Burger also has written and appeared in hundreds of educational videos, including the 24-lecture video series, "Zero to Infinity: A History of Numbers" and "An Introduction to Number Theory" in "The Great Courses" series through The Teaching Company. Some of his college-level videos can be found at youtube.com. He also has appeared on ABC-TV, NBC-TV and NPR stations around the country.
His research interests include algebraic number theory, Diophantine analysis, geometry of numbers, and the theory of continued fractions. He teaches abstract algebra, the art of creating mathematics and Diophantine analysis. His work on fostering and teaching creativity has been recognized in a variety of ways. He is currently a Member of the Board of The Thomas S. Kenan Institute for the Arts at the University of North Carolina School of the Arts.
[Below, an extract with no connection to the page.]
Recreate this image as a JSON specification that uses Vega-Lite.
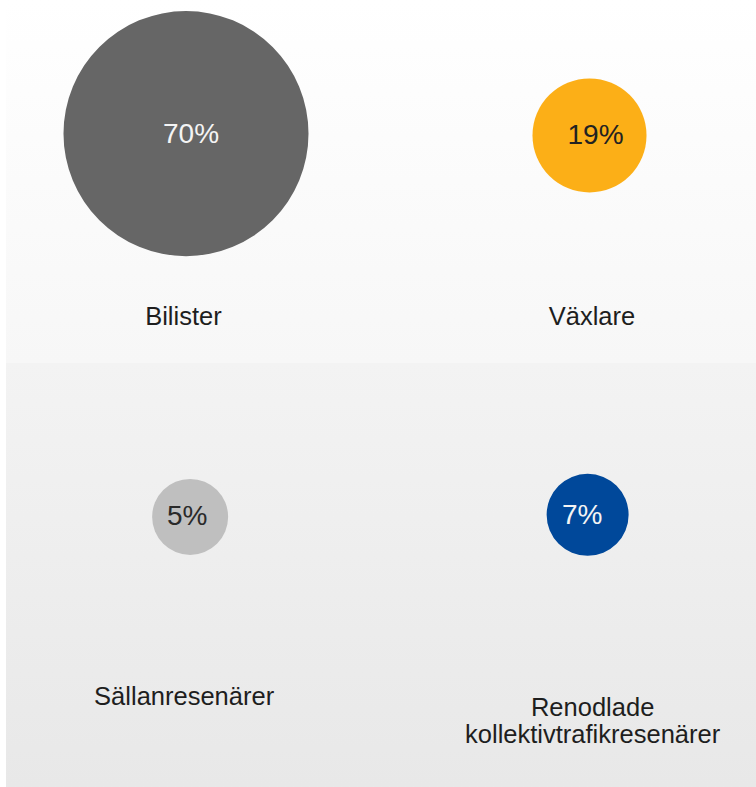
{
  "$schema": "https://vega.github.io/schema/vega-lite/v6.json",
  "background": "white",
  "padding": {"left": 6, "top": 0, "right": 0, "bottom": 0},
  "config": {"font": "Liberation Sans", "concat": {"spacing": 0}},
  "data": {
    "values": [
      {"grupp": "Bilister", "andel": 0.70},
      {"grupp": "Växlare", "andel": 0.19},
      {"grupp": "Sällanresenärer", "andel": 0.05},
      {"grupp": "Renodlade kollektivtrafikresenärer", "andel": 0.07}
    ]
  },
  "spacing": 0,
  "vconcat": [
    {
      "spacing": 0,
      "hconcat": [
        {
          "width": 375, "height": 363,
          "view": {"stroke": null, "fill": {"gradient": "linear", "x1": 0, "y1": 0, "x2": 0, "y2": 1, "stops": [{"offset": 0, "color": "#ffffff"}, {"offset": 1, "color": "#f7f7f7"}]}},
          "transform": [{"filter": {"field": "grupp", "equal": "Bilister"}}],
          "encoding": {
            "x": {"field": "grupp", "type": "nominal", "axis": null, "scale": {"type": "point", "align": 0.48}},
            "y": {"field": "grupp", "type": "nominal", "axis": null, "scale": {"type": "point", "align": 0.368}}
          },
          "layer": [
            {"mark": {"type": "circle", "opacity": 1, "strokeWidth": 0},
             "encoding": {
               "size": {"field": "andel", "type": "quantitative", "legend": null, "scale": {"domain": [0.05, 0.07, 0.19, 0.70], "range": [5776, 6724, 12996, 60025]}},
               "color": {"field": "grupp", "type": "nominal", "legend": null, "scale": {"domain": ["Bilister", "Växlare", "Sällanresenärer", "Renodlade kollektivtrafikresenärer"], "range": ["#666666", "#fcaf17", "#bfbfbf", "#00489a"]}}
             }},
            {"mark": {"type": "text", "fontSize": 28, "baseline": "alphabetic", "dx": 5, "dy": 9.5, "color": "#f4f4f4"},
             "encoding": {"text": {"field": "andel", "type": "quantitative", "format": ".0%"}}},
            {"mark": {"type": "text", "fontSize": 25.5, "baseline": "alphabetic", "dx": -2.6, "dy": 191.5, "color": "#1e1e1e"},
             "encoding": {"text": {"field": "grupp", "type": "nominal"}}}
          ]
        },
        {
          "width": 375, "height": 363,
          "view": {"stroke": null, "fill": {"gradient": "linear", "x1": 0, "y1": 0, "x2": 0, "y2": 1, "stops": [{"offset": 0, "color": "#ffffff"}, {"offset": 1, "color": "#f7f7f7"}]}},
          "transform": [{"filter": {"field": "grupp", "equal": "Växlare"}}],
          "encoding": {
            "x": {"field": "grupp", "type": "nominal", "axis": null, "scale": {"type": "point", "align": 0.556}},
            "y": {"field": "grupp", "type": "nominal", "axis": null, "scale": {"type": "point", "align": 0.373}}
          },
          "layer": [
            {"mark": {"type": "circle", "opacity": 1, "strokeWidth": 0},
             "encoding": {
               "size": {"field": "andel", "type": "quantitative", "legend": null},
               "color": {"field": "grupp", "type": "nominal", "legend": null}
             }},
            {"mark": {"type": "text", "fontSize": 28, "baseline": "alphabetic", "dx": 6, "dy": 9, "color": "#222222"},
             "encoding": {"text": {"field": "andel", "type": "quantitative", "format": ".0%"}}},
            {"mark": {"type": "text", "fontSize": 25.5, "baseline": "alphabetic", "dx": 2.5, "dy": 189.7, "color": "#1e1e1e"},
             "encoding": {"text": {"field": "grupp", "type": "nominal"}}}
          ]
        }
      ]
    },
    {
      "spacing": 0,
      "hconcat": [
        {
          "width": 375, "height": 424,
          "view": {"stroke": null, "fill": {"gradient": "linear", "x1": 0, "y1": 0, "x2": 0, "y2": 1, "stops": [{"offset": 0, "color": "#f3f3f3"}, {"offset": 1, "color": "#e8e8e8"}]}},
          "transform": [{"filter": {"field": "grupp", "equal": "Sällanresenärer"}}],
          "encoding": {
            "x": {"field": "grupp", "type": "nominal", "axis": null, "scale": {"type": "point", "align": 0.491}},
            "y": {"field": "grupp", "type": "nominal", "axis": null, "scale": {"type": "point", "align": 0.363}}
          },
          "layer": [
            {"mark": {"type": "circle", "opacity": 1, "strokeWidth": 0},
             "encoding": {
               "size": {"field": "andel", "type": "quantitative", "legend": null},
               "color": {"field": "grupp", "type": "nominal", "legend": null}
             }},
            {"mark": {"type": "text", "fontSize": 28, "baseline": "alphabetic", "dx": -3, "dy": 8, "color": "#2a2a2a"},
             "encoding": {"text": {"field": "andel", "type": "quantitative", "format": ".0%"}}},
            {"mark": {"type": "text", "fontSize": 25.5, "baseline": "alphabetic", "dx": -6, "dy": 188, "color": "#1e1e1e"},
             "encoding": {"text": {"field": "grupp", "type": "nominal"}}}
          ]
        },
        {
          "width": 375, "height": 424,
          "view": {"stroke": null, "fill": {"gradient": "linear", "x1": 0, "y1": 0, "x2": 0, "y2": 1, "stops": [{"offset": 0, "color": "#f3f3f3"}, {"offset": 1, "color": "#e8e8e8"}]}},
          "transform": [{"filter": {"field": "grupp", "equal": "Renodlade kollektivtrafikresenärer"}}],
          "encoding": {
            "x": {"field": "grupp", "type": "nominal", "axis": null, "scale": {"type": "point", "align": 0.551}},
            "y": {"field": "grupp", "type": "nominal", "axis": null, "scale": {"type": "point", "align": 0.358}}
          },
          "layer": [
            {"mark": {"type": "circle", "opacity": 1, "strokeWidth": 0},
             "encoding": {
               "size": {"field": "andel", "type": "quantitative", "legend": null},
               "color": {"field": "grupp", "type": "nominal", "legend": null}
             }},
            {"mark": {"type": "text", "fontSize": 28, "baseline": "alphabetic", "dx": -5.5, "dy": 9, "color": "#f4f4f4"},
             "encoding": {"text": {"field": "andel", "type": "quantitative", "format": ".0%"}}},
            {"mark": {"type": "text", "fontSize": 25.5, "baseline": "alphabetic", "dx": 5, "dy": 201.7, "lineBreak": " ", "lineHeight": 26.6, "color": "#1e1e1e"},
             "encoding": {"text": {"field": "grupp", "type": "nominal"}}}
          ]
        }
      ]
    }
  ]
}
Burger earned his bachelor's degree in mathematics summa cum laude with distinction from Connecticut College in 1985. He received his doctorate in 1990 from The University of Texas at Austin. He has taught or been a visiting scholar at the University of Waterloo in Canada, The University of Texas at Austin, Westminster College, Texas Christian University, the University of Colorado at Boulder and Macquarie University in Australia.